Sem adversários e voz única e incontestável do partido único, com suas leituras políticas e econômicas incorporadas e consagradas como doutrina oficial, Xi lembra fatalmente o mito de Mao Tsé-tung. Porém, em momento histórico diverso, com a China prestes a enfrentar outros desafios, como potência mundial consolidada, sem entraves da Guerra Fria e sem inimigos internos, e bem resolvida no dilema ideológico de assumir as delícias do consumismo.
Leia também: O último imperador da China (artigo de Demétrio Magnoli, publicado em 5 de novembro de 2017)
Leia também: Como Trump está recuperando a grandeza da China (artigo de Susan Rice, publicado em 18 de novembro de 2017)
De toda forma, a guinada determinada pelo núcleo duro da nomenclatura do Partido Comunista Chinês, já establishment à moda conformista das repúblicas burguesas tradicionais, com a adesão ao personalismo irresistível de seu secretário-geral, representa fato dos mais importantes – infelizmente, no entanto, como mais uma das tendências lamentáveis de época de tantos retrocessos. Das poucas certezas da filosofia política, resta patente que a limitação de poder pelo poder, sem cartas brancas fantasiadas de vontade soberana do povo, permanece ainda como inelutável marco civilizatório.

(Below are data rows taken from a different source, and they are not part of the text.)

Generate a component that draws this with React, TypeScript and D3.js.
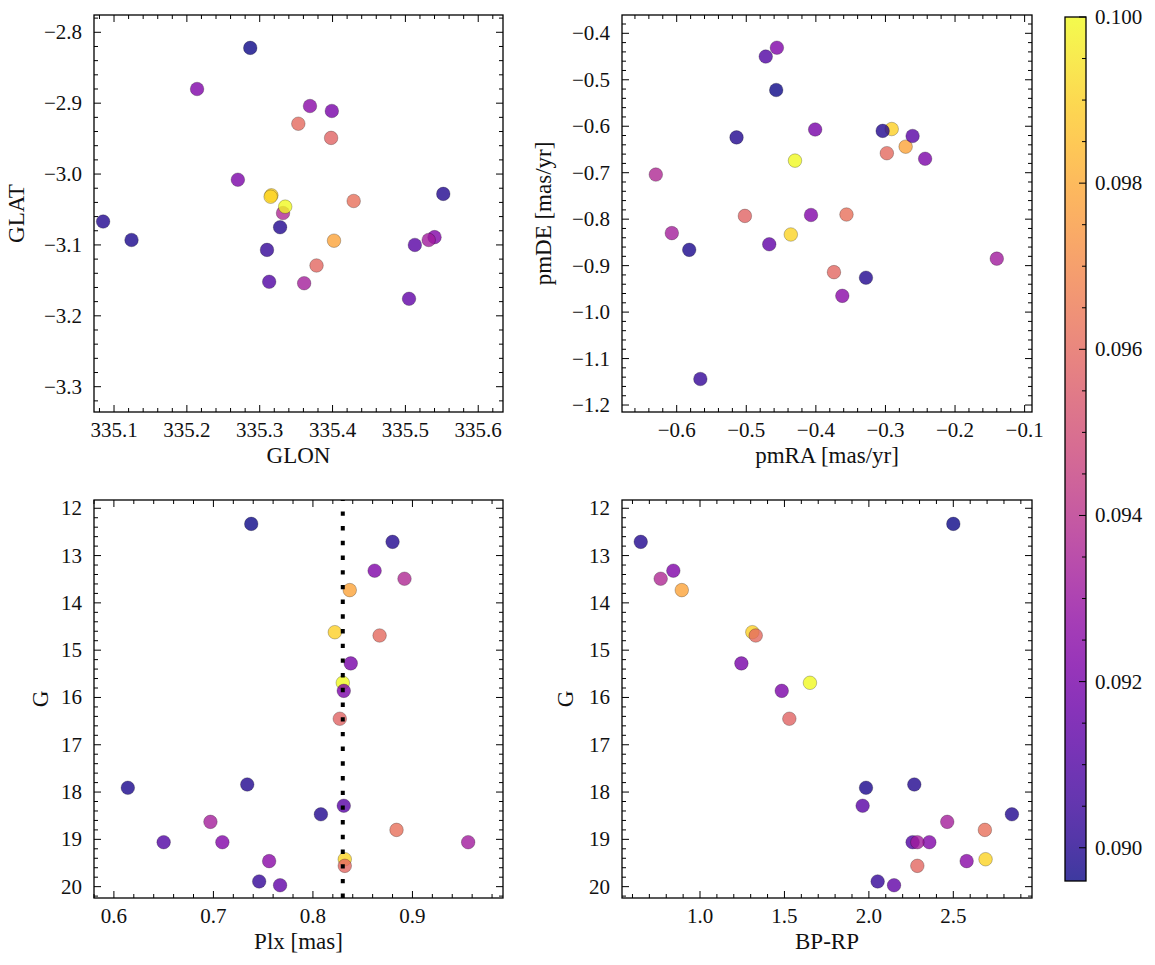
import React from "react";
import * as d3 from "d3";

// ---- data (one entry per star) ----
const glon = [335.287, 335.552, 335.214, 335.332, 335.402, 335.316, 335.353, 335.399, 335.335, 335.270, 335.398, 335.085, 335.124, 335.513, 335.328, 335.361, 335.429, 335.313, 335.540, 335.532, 335.315, 335.369, 335.378, 335.310, 335.505];
const glat = [-2.822, -3.028, -2.880, -3.055, -3.094, -3.030, -2.929, -2.911, -3.046, -3.008, -2.949, -3.067, -3.093, -3.100, -3.075, -3.154, -3.038, -3.152, -3.089, -3.093, -3.032, -2.904, -3.129, -3.107, -3.176];
const pmra = [-0.457, -0.514, -0.456, -0.630, -0.271, -0.291, -0.298, -0.401, -0.430, -0.243, -0.502, -0.304, -0.582, -0.261, -0.328, -0.607, -0.356, -0.472, -0.407, -0.140, -0.436, -0.362, -0.374, -0.566, -0.467];
const pmde = [-0.522, -0.624, -0.431, -0.704, -0.644, -0.606, -0.658, -0.607, -0.674, -0.670, -0.793, -0.610, -0.866, -0.621, -0.926, -0.830, -0.790, -0.450, -0.791, -0.885, -0.833, -0.965, -0.914, -1.144, -0.854];
const plx = [0.738, 0.880, 0.862, 0.892, 0.837, 0.822, 0.867, 0.838, 0.830, 0.831, 0.827, 0.734, 0.614, 0.831, 0.808, 0.697, 0.884, 0.650, 0.709, 0.956, 0.832, 0.756, 0.832, 0.746, 0.767];
const gmag = [12.33, 12.71, 13.32, 13.49, 13.73, 14.62, 14.69, 15.28, 15.69, 15.86, 16.45, 17.84, 17.91, 18.29, 18.47, 18.63, 18.80, 19.06, 19.06, 19.06, 19.42, 19.46, 19.56, 19.89, 19.97];
const bprp = [2.50, 0.649, 0.842, 0.767, 0.892, 1.310, 1.330, 1.245, 1.651, 1.484, 1.529, 2.269, 1.983, 1.963, 2.847, 2.464, 2.687, 2.259, 2.358, 2.287, 2.691, 2.579, 2.287, 2.052, 2.149];
const prob = [0.0896, 0.0899, 0.0922, 0.0937, 0.0978, 0.0990, 0.0960, 0.0920, 0.1000, 0.0921, 0.0958, 0.0899, 0.0898, 0.0912, 0.0899, 0.0933, 0.0962, 0.0910, 0.0923, 0.0932, 0.0991, 0.0925, 0.0959, 0.0903, 0.0914];

const plxRef = 0.83;
const cbTicks = [0.090, 0.092, 0.094, 0.096, 0.098, 0.100];

const FONT = "Liberation Serif, DejaVu Serif, Noto Serif, Times, serif";
const TICK_FS = 21;
const LABEL_FS = 23;

type Box = { l: number; r: number; t: number; b: number };
type Panel = {
  x: number[];
  y: number[];
  xDomain: [number, number];
  yDomain: [number, number];
  box: Box;
  xStep: number;
  xMinor: number;
  yStep: number;
  yMinor: number;
  xFmt: (v: number) => string;
  yFmt: (v: number) => string;
  xLabel: string;
  yLabel: string;
  yLabelX: number;
  vline?: number;
};

const f1 = d3.format(".1f");
const fd = d3.format("d");

const panels: Panel[] = [
  {
    x: glon, y: glat, xDomain: [335.0725, 335.634], yDomain: [-3.3357, -2.7756],
    box: { l: 94, r: 503, t: 15, b: 412 }, xStep: 0.1, xMinor: 0.02, yStep: 0.1, yMinor: 0.02,
    xFmt: f1, yFmt: f1, xLabel: "GLON", yLabel: "GLAT", yLabelX: 24,
  },
  {
    x: pmra, y: pmde, xDomain: [-0.6786, -0.0894], yDomain: [-1.215, -0.3606],
    box: { l: 622, r: 1032, t: 15, b: 412 }, xStep: 0.1, xMinor: 0.02, yStep: 0.1, yMinor: 0.02,
    xFmt: f1, yFmt: f1, xLabel: "pmRA [mas/yr]", yLabel: "pmDE [mas/yr]", yLabelX: 551,
  },
  {
    x: plx, y: gmag, xDomain: [0.58, 0.991], yDomain: [20.24, 11.825],
    box: { l: 94, r: 503, t: 500, b: 898 }, xStep: 0.1, xMinor: 0.02, yStep: 1, yMinor: 0.2,
    xFmt: f1, yFmt: fd, xLabel: "Plx [mas]", yLabel: "G", yLabelX: 48, vline: plxRef,
  },
  {
    x: bprp, y: gmag, xDomain: [0.538, 2.966], yDomain: [20.24, 11.825],
    box: { l: 622, r: 1032, t: 500, b: 898 }, xStep: 0.5, xMinor: 0.1, yStep: 1, yMinor: 0.2,
    xFmt: f1, yFmt: fd, xLabel: "BP-RP", yLabel: "G", yLabelX: 573,
  },
];

function stepTicks(domain: [number, number], step: number): number[] {
  const lo = Math.min(domain[0], domain[1]);
  const hi = Math.max(domain[0], domain[1]);
  const out: number[] = [];
  const k0 = Math.ceil(lo / step - 1e-9);
  const k1 = Math.floor(hi / step + 1e-9);
  for (let k = k0; k <= k1; k++) out.push(+(k * step).toFixed(6));
  return out;
}

const vmin = d3.min(prob) as number;
const vmax = d3.max(prob) as number;
const color = (v: number) => d3.interpolatePlasma((v - vmin) / (vmax - vmin));

const MAJ = 7;
const MIN = 4;

function PanelView({ p }: { p: Panel }) {
  const { box } = p;
  const xs = d3.scaleLinear().domain(p.xDomain).range([box.l, box.r]);
  const ys = d3.scaleLinear().domain(p.yDomain).range([box.b, box.t]);
  const xMaj = stepTicks(p.xDomain, p.xStep);
  const xMin = stepTicks(p.xDomain, p.xMinor).filter((v) => !xMaj.some((m) => Math.abs(m - v) < 1e-6));
  const yMaj = stepTicks(p.yDomain, p.yStep);
  const yMin = stepTicks(p.yDomain, p.yMinor).filter((v) => !yMaj.some((m) => Math.abs(m - v) < 1e-6));
  const cx = (box.l + box.r) / 2;
  const cy = (box.t + box.b) / 2;
  const clipId = `clip-${box.l}-${box.t}`;
  return (
    <g>
      <defs>
        <clipPath id={clipId}>
          <rect x={box.l} y={box.t} width={box.r - box.l} height={box.b - box.t} />
        </clipPath>
      </defs>
      <g clipPath={`url(#${clipId})`}>
        {p.x.map((xv, i) => (
          <circle
            key={i}
            cx={xs(xv)}
            cy={ys(p.y[i])}
            r={6.8}
            fill={color(prob[i])}
            fillOpacity={0.8}
            stroke="#000"
            strokeOpacity={0.35}
            strokeWidth={0.7}
          />
        ))}
        {p.vline !== undefined && (
          <line
            x1={xs(p.vline)}
            x2={xs(p.vline)}
            y1={box.b}
            y2={box.t}
            stroke="#000"
            strokeWidth={4}
            strokeDasharray="4.4 10.3"
          />
        )}
      </g>
      <g stroke="#000" strokeWidth={1}>
        {xMaj.map((v) => (
          <g key={"xM" + v}>
            <line x1={xs(v)} x2={xs(v)} y1={box.b} y2={box.b - MAJ} />
            <line x1={xs(v)} x2={xs(v)} y1={box.t} y2={box.t + MAJ} />
          </g>
        ))}
        {xMin.map((v) => (
          <g key={"xm" + v}>
            <line x1={xs(v)} x2={xs(v)} y1={box.b} y2={box.b - MIN} />
            <line x1={xs(v)} x2={xs(v)} y1={box.t} y2={box.t + MIN} />
          </g>
        ))}
        {yMaj.map((v) => (
          <g key={"yM" + v}>
            <line x1={box.l} x2={box.l + MAJ} y1={ys(v)} y2={ys(v)} />
            <line x1={box.r} x2={box.r - MAJ} y1={ys(v)} y2={ys(v)} />
          </g>
        ))}
        {yMin.map((v) => (
          <g key={"ym" + v}>
            <line x1={box.l} x2={box.l + MIN} y1={ys(v)} y2={ys(v)} />
            <line x1={box.r} x2={box.r - MIN} y1={ys(v)} y2={ys(v)} />
          </g>
        ))}
      </g>
      <rect x={box.l} y={box.t} width={box.r - box.l} height={box.b - box.t} fill="none" stroke="#000" strokeWidth={1.3} />
      <g style={{ fontFamily: FONT }} fontSize={TICK_FS} fill="#111">
        {xMaj.map((v) => (
          <text key={"xl" + v} x={xs(v)} y={box.b + 25} textAnchor="middle">
            {p.xFmt(v)}
          </text>
        ))}
        {yMaj.map((v) => (
          <text key={"yl" + v} x={box.l - 12} y={ys(v) + 7} textAnchor="end">
            {p.yFmt(v)}
          </text>
        ))}
      </g>
      <text x={cx} y={box.b + 51} textAnchor="middle" style={{ fontFamily: FONT }} fontSize={LABEL_FS} fill="#111">
        {p.xLabel}
      </text>
      <text
        transform={`translate(${p.yLabelX},${cy}) rotate(-90)`}
        textAnchor="middle"
        style={{ fontFamily: FONT }}
        fontSize={LABEL_FS}
        fill="#111"
      >
        {p.yLabel}
      </text>
    </g>
  );
}

function Colorbar() {
  const l = 1065, r = 1086, t = 17, b = 881;
  const cs = d3.scaleLinear().domain([0.0896, 0.1]).range([b, t]);
  const stops = d3.range(0, 1.0001, 0.05);
  const minor = stepTicks([0.0896, 0.1], 0.0005).filter((v) => !cbTicks.some((m) => Math.abs(m - v) < 1e-7));
  return (
    <g>
      <defs>
        <linearGradient id="cbgrad" x1="0" y1="1" x2="0" y2="0">
          {stops.map((s) => (
            <stop key={s} offset={s} stopColor={d3.interpolatePlasma(s)} stopOpacity={0.8} />
          ))}
        </linearGradient>
      </defs>
      <rect x={l} y={t} width={r - l} height={b - t} fill="url(#cbgrad)" />
      <g stroke="#000" strokeWidth={1}>
        {cbTicks.map((v) => (
          <line key={"c" + v} x1={r} x2={r - MAJ} y1={cs(v)} y2={cs(v)} />
        ))}
        {minor.map((v) => (
          <line key={"cm" + v} x1={r} x2={r - MIN} y1={cs(v)} y2={cs(v)} />
        ))}
      </g>
      <rect x={l} y={t} width={r - l} height={b - t} fill="none" stroke="#000" strokeWidth={1.3} />
      <g style={{ fontFamily: FONT }} fontSize={TICK_FS} fill="#111">
        {cbTicks.map((v) => (
          <text key={"cl" + v} x={r + 9} y={cs(v) + 7}>
            {d3.format(".3f")(v)}
          </text>
        ))}
      </g>
    </g>
  );
}

export default function App() {
  return (
    <svg width={1155} height={965} style={{ display: "block", position: "absolute", left: 0, top: 0, background: "#fff" }}>
      <rect width={1155} height={965} fill="#fff" />
      {panels.map((p, i) => (
        <PanelView key={i} p={p} />
      ))}
      <Colorbar />
    </svg>
  );
}
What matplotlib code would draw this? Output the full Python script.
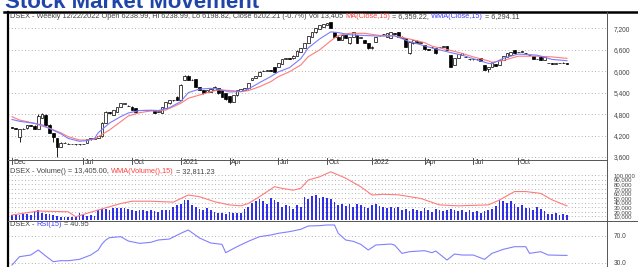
import matplotlib
matplotlib.use("Agg")
import matplotlib.pyplot as plt
from matplotlib.lines import Line2D
import numpy as np

# ---------------- data ----------------
opens = [4430,4405,4170,4380,4400,4490,4480,4385,4700,4780,4500,4260,4120,3890,3995,3975,3960,3955,3950,3955,
         4000,4090,4100,4140,4180,4545,4850,4780,4870,5006,5090,5040,5006,4960,4910,4915,4910,4915,4915,4870,
         4830,4960,5100,5190,5285,5190,5754,5866,5760,5774,5560,5474,5430,5430,5474,5520,5474,5380,5300,5150,
         5330,5450,5480,5520,5754,5810,5866,6010,6015,6020,6118,6118,6200,6345,6360,6360,6434,6546,6650,6790,
         6960,7085,7180,7240,7300,7368,7105,6965,6873,7010,6780,6965,7010,6940,6873,6780,6640,6825,7000,7030,
         6960,6920,7060,7100,6970,6920,6500,6780,6850,6800,6730,6610,6670,6640,6680,6690,6700,6450,6175,6370,
         6450,6405,6340,6330,6335,6360,6175,6050,6125,6200,6180,6315,6405,6450,6590,6530,6546,6500,6455,6425,
         6340,6400,6315,6230,6215,6210,6225,6235,6238.99]
highs = [4445,4415,4390,4400,4500,4495,4490,4790,4830,4790,4510,4280,4130,4010,4010,3980,3965,3960,3960,3970,
         4100,4140,4150,4200,4570,4880,4870,4920,5010,5110,5110,5050,5015,4970,4920,4925,4920,4920,4920,4880,
         4995,5150,5195,5200,5295,5630,5880,5880,5770,5785,5570,5480,5480,5505,5575,5530,5480,5390,5310,5335,
         5480,5500,5525,5675,5815,5870,5995,6025,6030,6030,6125,6235,6345,6370,6370,6440,6580,6645,6795,6990,
         7090,7215,7295,7330,7360,7380,7110,6980,7015,7020,6970,7105,7020,6960,6880,6790,6700,6970,7015,7045,
         7065,7105,7070,7110,6980,6930,6830,6875,6860,6810,6740,6620,6680,6650,6690,6700,6710,6460,6365,6485,
         6510,6415,6350,6340,6350,6370,6180,6130,6270,6210,6320,6430,6505,6550,6600,6545,6555,6510,6465,6430,
         6350,6410,6400,6240,6225,6220,6240,6245,6238.99]
lows = [4400,4385,4030,4370,4390,4470,4370,4375,4690,4470,4260,4030,3603,3880,3990,3960,3950,3945,3940,3950,
        3995,4080,4090,4130,4170,4540,4800,4770,4860,5000,5085,5020,4910,4865,4905,4905,4900,4905,4835,4860,
        4825,4955,5095,5170,5185,5185,5740,5750,5745,5560,5470,5375,5425,5425,5470,5375,5280,5200,5100,5140,
        5320,5440,5470,5510,5745,5800,5860,6005,6010,6005,5985,6110,6195,6340,6350,6355,6430,6540,6645,6785,
        6955,7080,7175,7235,7290,7205,6960,6860,6860,6915,6770,6960,6775,6935,6785,6635,6630,6820,6995,7025,
        6955,6915,7040,6965,6915,6680,6490,6770,6795,6790,6600,6590,6660,6495,6670,6680,6585,6120,6170,6365,
        6445,6395,6325,6320,6325,6285,6030,5980,6120,6140,6170,6310,6400,6440,6490,6525,6540,6495,6445,6335,
        6330,6310,6310,6220,6200,6200,6220,6230,6198.82]
closes = [4410,4395,4380,4390,4490,4480,4385,4760,4800,4500,4280,4150,3870,3990,4000,3965,3955,3950,3955,3965,
          4095,4130,4140,4190,4560,4870,4820,4915,5006,5100,5100,5030,4915,4870,4915,4910,4915,4910,4840,4870,
          4990,5145,5190,5185,5190,5615,5866,5760,5754,5567,5480,5380,5474,5500,5570,5380,5285,5210,5150,5330,
          5474,5490,5520,5670,5810,5866,5990,6015,6020,6015,5990,6230,6340,6360,6355,6434,6574,6640,6790,6985,
          7085,7210,7290,7320,7350,7210,6965,6873,7010,6920,6965,7100,6780,6950,6790,6640,6690,6965,7010,7040,
          7060,7100,7050,6970,6920,6685,6825,6870,6800,6800,6610,6600,6670,6500,6680,6690,6590,6125,6360,6480,
          6500,6400,6330,6330,6340,6290,6034,6125,6265,6150,6315,6425,6500,6546,6500,6540,6546,6500,6450,6340,
          6345,6315,6390,6230,6210,6212,6235,6240,6202.21]
volume = [13000,14000,12500,14500,15000,13500,21000,24000,17000,15000,16000,12000,10500,9000,9500,9000,8500,9500,
          17000,12000,11000,12500,11500,24000,26500,27000,25000,28500,29000,28000,28500,27000,
          24000,22000,25000,23000,21000,24000,22000,20000,25000,24000,23000,31000,35000,38000,45000,46000,
          35000,30000,27000,25000,28000,24000,19000,17000,18000,16000,19000,17000,16500,18000,27000,31000,
          40000,43000,47000,44000,38000,49000,45000,42000,31000,35000,33000,26000,34000,31000,
          52000,47000,54000,56000,50000,52000,49000,47000,42000,35000,38000,33000,36000,30000,38000,34000,
          31000,29000,35000,38000,33000,30000,28000,31000,29000,30000,
          24000,26000,22000,27000,25000,21000,28000,23000,20000,26000,24000,22000,25000,27000,
          24000,22000,25000,20000,23000,19000,21000,17000,22000,24000,27000,32000,45000,43000,40000,44000,
          36000,31000,34000,29000,28000,24000,30000,26000,22000,16000,15000,17000,14000,16000,13405]

ma_idx = [0,2,6,8,10,13,15,18,20,22,23,26,29,31,34,37,39,41,43,45,47,50,53,55,56,59,61,63,66,69,71,74,77,79,
          82,85,87,90,94,98,102,106,110,112,117,120,123,127,128,131,135,140,144,148]
ma_close = [4728,4635,4543,4467,4403,4280,4168,4076,4076,4095,4168,4356,4589,4747,4840,4887,4887,4915,5007,5102,
            5242,5334,5427,5474,5474,5455,5427,5455,5567,5707,5846,5986,6173,6406,6593,6850,7000,7060,7060,7000,
            6990,6900,6800,6700,6580,6500,6400,6290,6250,6300,6420,6420,6400,6359.22]
wma_idx = [0,2,6,8,10,13,15,18,20,22,23,26,29,31,34,37,39,42,45,47,50,53,55,58,61,63,66,69,71,74,77,79,82,
           85,87,90,94,98,102,106,112,117,120,123,127,128,131,135,140,144,148]
wma_close = [4650,4600,4540,4500,4400,4250,4120,4040,4060,4120,4280,4550,4730,4830,4900,4910,4900,4980,5150,
             5400,5500,5520,5500,5420,5430,5500,5680,5850,5980,6100,6350,6650,6900,7100,7080,7020,7000,6980,
             6990,6830,6650,6520,6450,6350,6220,6210,6360,6480,6450,6330,6294.11]
vwma_idx = [0,7,15,17,23,29,32,37,43,47,50,54,58,61,63,66,70,72,75,77,79,82,85,89,93,96,99,103,109,114,119,
            123,127,130,134,137,141,144,148]
vwma = [13000,21700,20000,9300,24000,38000,43000,43000,41000,56500,52900,42000,35000,33000,38000,52900,74600,
        71000,67000,71000,89000,96000,107000,93000,74500,56500,58000,57000,49000,35000,33000,34000,35000,45600,
        64000,64000,60000,46000,32811.23]
rsi_idx = [0,2,5,7,9,11,13,15,18,21,23,24,25,26,29,31,34,37,39,42,45,47,50,53,56,57,60,63,66,69,71,74,77,79,
           82,84,86,87,89,91,93,95,97,101,102,104,106,110,112,113,116,118,120,123,126,128,131,134,137,138,141,
           143,147,148]
rsi = [26.5,39,41.5,49,40,31.5,33,33,35,41.5,49,58,64,67.5,69,62.5,59,60.5,64,65.5,74,79,67,59.5,57.5,45,54,
       62,69,71.5,74,76.5,80,85,85.5,86.5,86.5,74,64,62,57.5,49,56.5,58,56.5,44,46.5,48,45,47.5,34,43,41.5,
       41.5,35,44,50,54,54,44,46.5,41.5,41,40.95]

tick_pos = [0,19,32,45,58,71,84,96,110,123,135]
tick_lab = ['Dec','Jul','Oct','2021','Apr','Jul','Oct','2022','Apr','Jul','Oct']
price_ticks = [3600,4200,4800,5400,6000,6600,7200]
vol_ticks = [10000,20000,30000,40000,50000,60000,70000,80000,90000,100000]
rsi_ticks = [30,70]

# ---------------- layout ----------------
W, H = 638, 267
fig = plt.figure(figsize=(W/100, H/100), dpi=100)
FONT = 'Liberation Sans'

def axrect(x0, y0, x1, y1):
    return [x0/W, 1-y1/H, (x1-x0)/W, (y1-y0)/H]

STEP = 3.75
X0PX = 12
def xlim_for(l, r):
    return ((l-X0PX)/STEP, (r-X0PX)/STEP)

def price_at(y):
    return 7200 - (y-28.3)*27.97
def vol_at(y):
    return (221-y)*2174
def rsi_at(y):
    return 70 - (y-236)/0.6675

ax_p = fig.add_axes(axrect(8, 12, 607, 159))
ax_v = fig.add_axes(axrect(8, 166, 607, 220))
ax_r = fig.add_axes(axrect(8, 221, 607, 280))

for ax in (ax_p, ax_v, ax_r):
    ax.set_xlim(*xlim_for(8, 607))
    for s in ax.spines.values():
        s.set_visible(False)
    ax.yaxis.tick_right()
    ax.tick_params(axis='y', length=0, pad=5, labelsize=4.8, labelcolor='#444444')
    ax.set_xticks([])
    ax.patch.set_alpha(0)
ax_v.tick_params(axis='y', labelsize=4.3)

ax_p.set_ylim(price_at(159), price_at(12))
ax_v.set_ylim(vol_at(220), vol_at(166))
ax_r.set_ylim(rsi_at(280), rsi_at(221))

grid_kw = dict(color='#999999', lw=0.6, ls=(0, (1, 3)))
ax_p.set_yticks(price_ticks)
ax_p.set_yticklabels([f"{v:,}" for v in price_ticks], family=FONT)
for v in price_ticks:
    ax_p.axhline(v, **grid_kw, zorder=0)
ax_v.set_yticks(vol_ticks)
ax_v.set_yticklabels([f"{v:,}" for v in vol_ticks], family=FONT)
for v in vol_ticks:
    ax_v.axhline(v, **grid_kw, zorder=0)
ax_r.set_yticks(rsi_ticks)
ax_r.set_yticklabels([f"{v:.1f}" for v in rsi_ticks], family=FONT)
for v in rsi_ticks:
    ax_r.axhline(v, **grid_kw, zorder=0)

# ---------------- candles ----------------
idx = np.arange(len(closes))
o = np.array(opens, float); h = np.array(highs, float)
l = np.array(lows, float); c = np.array(closes, float)
ax_p.vlines(idx, l, h, color='black', lw=0.6, zorder=2)
up = c >= o
body_b = np.minimum(o, c)
body_h = np.maximum(np.abs(c - o), 8)
ax_p.bar(idx[up], body_h[up], bottom=body_b[up], width=0.75, facecolor='white',
         edgecolor='black', lw=0.5, zorder=3)
ax_p.bar(idx[~up], body_h[~up], bottom=body_b[~up], width=0.75, facecolor='black',
         edgecolor='black', lw=0.5, zorder=3)
ax_p.plot(ma_idx, ma_close, color='#ff7b7b', lw=0.8, zorder=4)
ax_p.plot(wma_idx, wma_close, color='#7b7bff', lw=0.8, zorder=4)

# x ticks
for p, t in zip(tick_pos, tick_lab):
    ax_p.plot([p, p], [price_at(158), price_at(164)], color='#333333', lw=0.6, clip_on=False)
    ax_p.text(p + 0.5, price_at(159.5), t, fontsize=5.0, family=FONT, color='#333333',
              ha='left', va='top', clip_on=False)

# ---------------- volume ----------------
ax_v.bar(idx, volume, width=0.5, color='#3030e8', zorder=2)
ax_v.plot(vwma_idx, vwma, color='#ff7b7b', lw=0.8, zorder=3)

# ---------------- RSI ----------------
ax_r.plot(rsi_idx, rsi, color='#8080ff', lw=0.8, zorder=3)

# ---------------- frame lines ----------------
def fline(x0, y0, x1, y1, **kw):
    fig.add_artist(Line2D([x0/W, x1/W], [1-y0/H, 1-y1/H], transform=fig.transFigure, **kw))

fline(4, 12, 638, 12, color='black', lw=1.8)
fline(8, 12, 8, 267, color='black', lw=1.6)
fline(607, 12, 607, 267, color='#555555', lw=0.7)
fline(8, 159.5, 607, 159.5, color='#555555', lw=0.7)
fline(8, 220.5, 638, 220.5, color='#555555', lw=0.7)

# ---------------- texts ----------------
fig.text(5/W, 1-8/H, 'Stock Market Movement', fontsize=16, fontweight='bold',
         color='#1f45a8', family=FONT, ha='left', va='baseline')

renderer = fig.canvas.get_renderer()
def seg_text(x_px, y_px, parts, size=5.3):
    x = x_px
    for s, col in parts:
        t = fig.text(x/W, 1-y_px/H, s, color=col, fontsize=size, family=FONT,
                     ha='left', va='center')
        bb = t.get_window_extent(renderer=renderer)
        x += bb.width

G = '#444444'
seg_text(10, 16.5, [("DSEX - Weekly 12/22/2022 Open 6238.99, Hi 6238.99, Lo 6198.82, Close 6202.21 (-0.7%) Vol 13,405 ", G),
                    ("MA(Close,15)", '#ff4040'), (" = 6,359.22, ", G),
                    ("WMA(Close,15)", '#4040ff'), (" = 6,294.11", G)])
seg_text(10, 171.5, [("DSEX - Volume() = 13,405.00, ", G), ("WMA(Volume(),15)", '#ff4040'),
                     (" = 32,811.23", G)])
seg_text(10, 224.5, [("DSEX - ", G), ("RSI(15)", '#4040ff'), (" = 40.95", G)])

fig.savefig('out.png', dpi=100)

Na sabedoria política da democracia grega clássica, líderes populistas e potenciais tiranos ganhavam dos atenienses o banimento da vida pública, para prevenir a ânsia de poder que poderia afogar e destruir a polis. Em votações com cédulas feitas com pedaços de cerâmica chamados ostraka, daí a etimologia do termo “ostracismo”, o candidato a ditador era convidado a afastar-se fisicamente de Atenas e da vida política, alijado das tentações do poder desmedido, para preservar a democracia. A República romana tomou um caminho parecido; após terminarem seu mandato, os cônsules frequentemente eram enviados para governar províncias longe de Roma. Não foram poucos os dirigentes poderosos que terminaram seus dias de volta à vida simples, o que era visto, com inteligência social, como o auge da carreira política dos homens virtuosos. A decadência de Roma é, bem a propósito, fruto do fim da República e de suas instituições democráticas, com retorno de poderes centralizados de demagogos e populistas, com os triúnviros já a caminho dos imperadores dementes e da queda de Roma. Se a história ensina, o populismo é a véspera dos bárbaros, o caminho sem volta para a Idade Média.